=== WHAT TO DO ===
In the material below, please retype the lines from the very first through the one with "(recentlab) at (775,506)", exactly and without pictures.

┄┄┄┄┄┄┄┄┄┄

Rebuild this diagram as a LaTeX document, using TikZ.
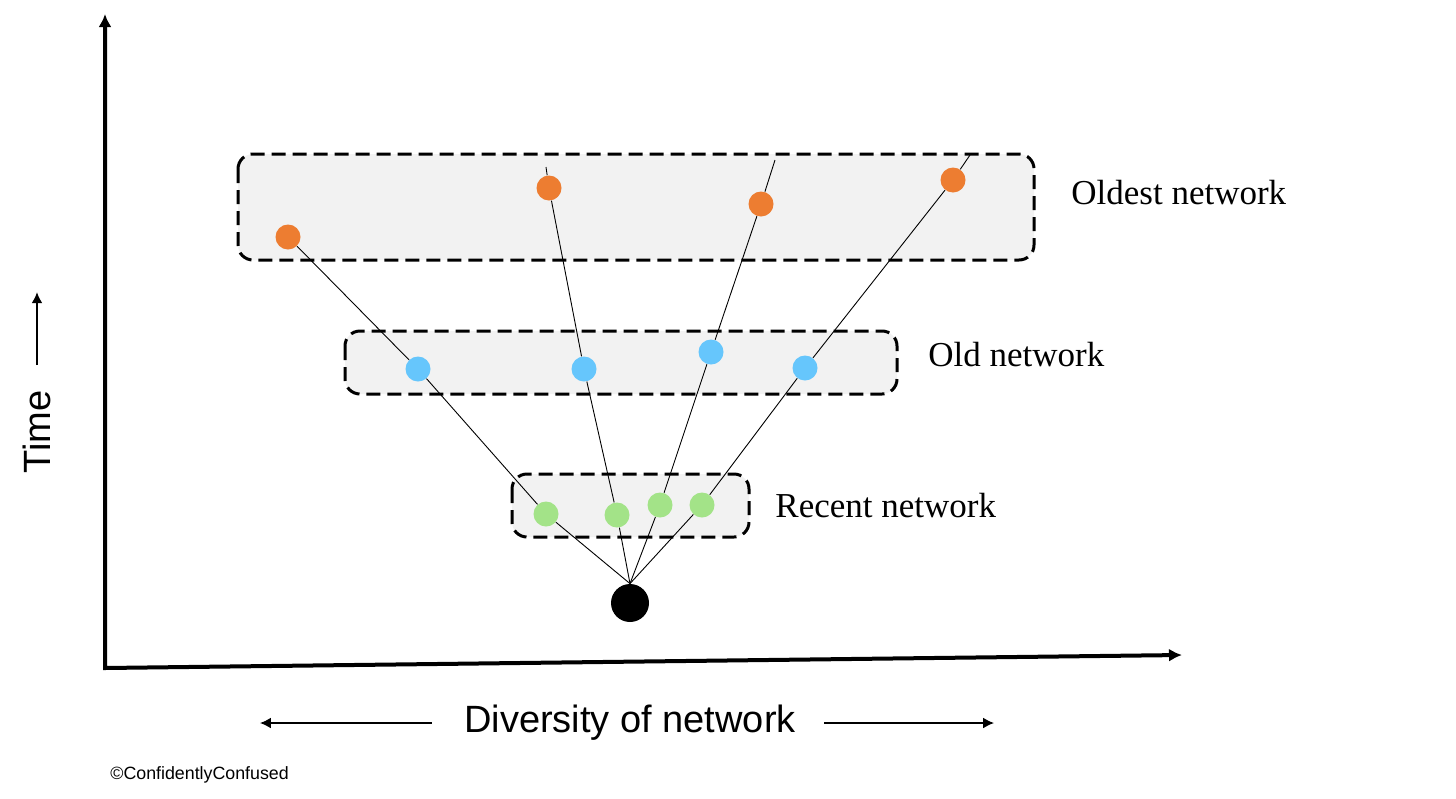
\documentclass[tikz,border=0pt]{standalone}
\usepackage{fontspec}
\setmainfont{Liberation Serif}
\newfontfamily\axisfont{Liberation Sans}
\usetikzlibrary{arrows.meta}

\definecolor{oldestdot}{HTML}{ED7D31}
\definecolor{olddot}{HTML}{66C6FC}
\definecolor{recentdot}{HTML}{A3E388}
\definecolor{boxfill}{HTML}{F2F2F2}

\tikzset{
  netbox/.style={draw,line width=1.5pt,dash pattern=on 7pt off 3.5pt,
    rounded corners=7.5pt,fill=boxfill},
  dot/.style={circle,inner sep=0pt,minimum size=12.5pt},
  link/.style={line width=0.45pt},
  axis/.style={line width=2pt},
  netlabel/.style={anchor=west,inner sep=0pt,font=\fontsize{17.5}{20}\selectfont},
  axislabel/.style={inner sep=0pt,font=\axisfont\fontsize{19}{22}\selectfont},
  hint/.style={line width=1.4pt,-{Latex[length=5.5pt,width=5.5pt]}}
}

\begin{document}
\begin{tikzpicture}[x=0.5pt,y=-0.5pt,>=Latex]
  \useasboundingbox (0,0) rectangle (1456,798);

  % axes
  \coordinate (ytop) at (105,14);
  \coordinate (origin) at (105,668);
  \coordinate (xend) at (1182,655);
  \draw[axis,{Latex[length=6.5pt,width=6.5pt]}-{Latex[length=6.5pt,width=6.5pt]}]
    (ytop) -- (origin) -- (xend);

  % network boxes
  \draw[netbox] (238,154) rectangle (1034,260);
  \draw[netbox] (345,331) rectangle (897,394);
  \draw[netbox] (512,474) rectangle (749,537);
  \node[netlabel] (oldestlab) at (1071,193) {Oldest network};
  \node[netlabel] (oldlab) at (928,355) {Old network};
  \node[netlabel] (recentlab) at (775,506) {Recent network};

  % dots
  \node[dot,fill=black,minimum size=19pt] (root) at (630,603) {};
  \coordinate (hub) at (root.north);
  \foreach \n/\x/\y in {o1/288/237,o2/549/188,o3/761/204,o4/953/180}
    \node[dot,fill=oldestdot] (\n) at (\x,\y) {};
  \foreach \n/\x/\y in {b1/418/369,b2/584/369,b3/711/352,b4/805/368}
    \node[dot,fill=olddot] (\n) at (\x,\y) {};
  \foreach \n/\x/\y in {g1/546/514,g2/617/515,g3/660/505,g4/702/505}
    \node[dot,fill=recentdot] (\n) at (\x,\y) {};

  % lineages
  \foreach \g/\b/\o in {g1/b1/o1,g2/b2/o2,g3/b3/o3,g4/b4/o4}
    \draw[link] (hub) -- (\g) -- (\b) -- (\o);
  \foreach \o/\x/\y in {o2/546/167,o3/775/160,o4/970/155}{
    \coordinate (tip\o) at (\x,\y);
    \draw[link] (\o) -- (tip\o);
  }

  % axis labels
  \node[axislabel,rotate=90] (timelab) at (37,432) {Time};
  \draw[hint] ([yshift=12.5pt]timelab.east) -- ++(0,-73);
  \node[axislabel] (divlab) at (630,723) {Diversity of network};
  \draw[hint] ([xshift=-16pt]divlab.west) -- ++(-172,0);
  \draw[hint] ([xshift=14pt]divlab.east) -- ++(170,0);

  \node[anchor=west,inner sep=0pt,font=\axisfont\fontsize{8.9}{10}\selectfont]
    (credit) at (110,775) {©ConfidentlyConfused};
\end{tikzpicture}
\end{document}
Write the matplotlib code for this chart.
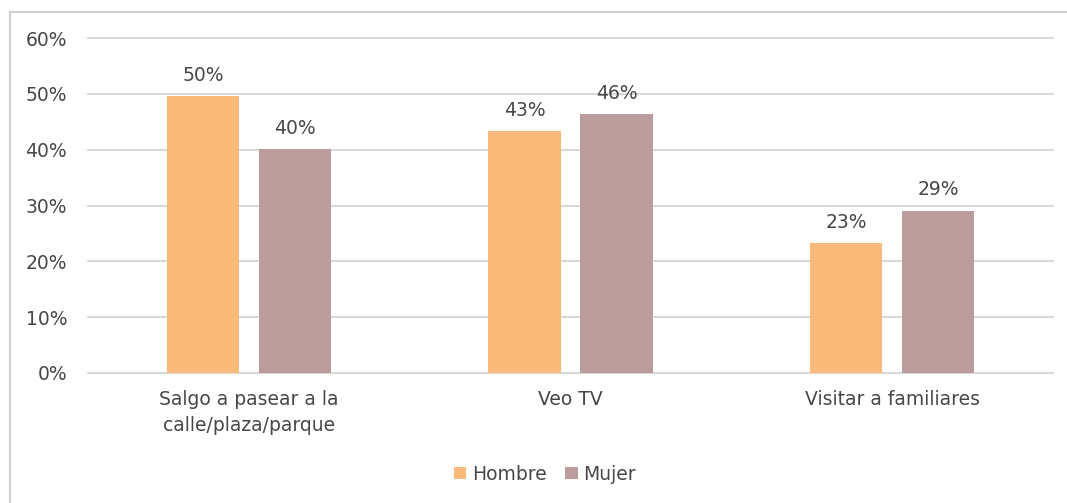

┄┄┄┄┄┄┄┄┄┄

=== TASK SOLUTION ===
Rebuild this diagram as a LaTeX document, using TikZ.
\documentclass[tikz,border=0pt]{standalone}
\usepackage{fontspec}
\setmainfont{Liberation Serif}
\newfontfamily\axisfont{Liberation Sans}
\usetikzlibrary{arrows.meta}

\definecolor{oldestdot}{HTML}{ED7D31}
\definecolor{olddot}{HTML}{66C6FC}
\definecolor{recentdot}{HTML}{A3E388}
\definecolor{boxfill}{HTML}{F2F2F2}

\tikzset{
  netbox/.style={draw,line width=1.5pt,dash pattern=on 7pt off 3.5pt,
    rounded corners=7.5pt,fill=boxfill},
  dot/.style={circle,inner sep=0pt,minimum size=12.5pt},
  link/.style={line width=0.45pt},
  axis/.style={line width=2pt},
  netlabel/.style={anchor=west,inner sep=0pt,font=\fontsize{17.5}{20}\selectfont},
  axislabel/.style={inner sep=0pt,font=\axisfont\fontsize{19}{22}\selectfont},
  hint/.style={line width=1.4pt,-{Latex[length=5.5pt,width=5.5pt]}}
}

\begin{document}
\begin{tikzpicture}[x=0.5pt,y=-0.5pt,>=Latex]
  \useasboundingbox (0,0) rectangle (1456,798);

  % axes
  \coordinate (ytop) at (105,14);
  \coordinate (origin) at (105,668);
  \coordinate (xend) at (1182,655);
  \draw[axis,{Latex[length=6.5pt,width=6.5pt]}-{Latex[length=6.5pt,width=6.5pt]}]
    (ytop) -- (origin) -- (xend);

  % network boxes
  \draw[netbox] (238,154) rectangle (1034,260);
  \draw[netbox] (345,331) rectangle (897,394);
  \draw[netbox] (512,474) rectangle (749,537);
  \node[netlabel] (oldestlab) at (1071,193) {Oldest network};
  \node[netlabel] (oldlab) at (928,355) {Old network};
  \node[netlabel] (recentlab) at (775,506) {Recent network};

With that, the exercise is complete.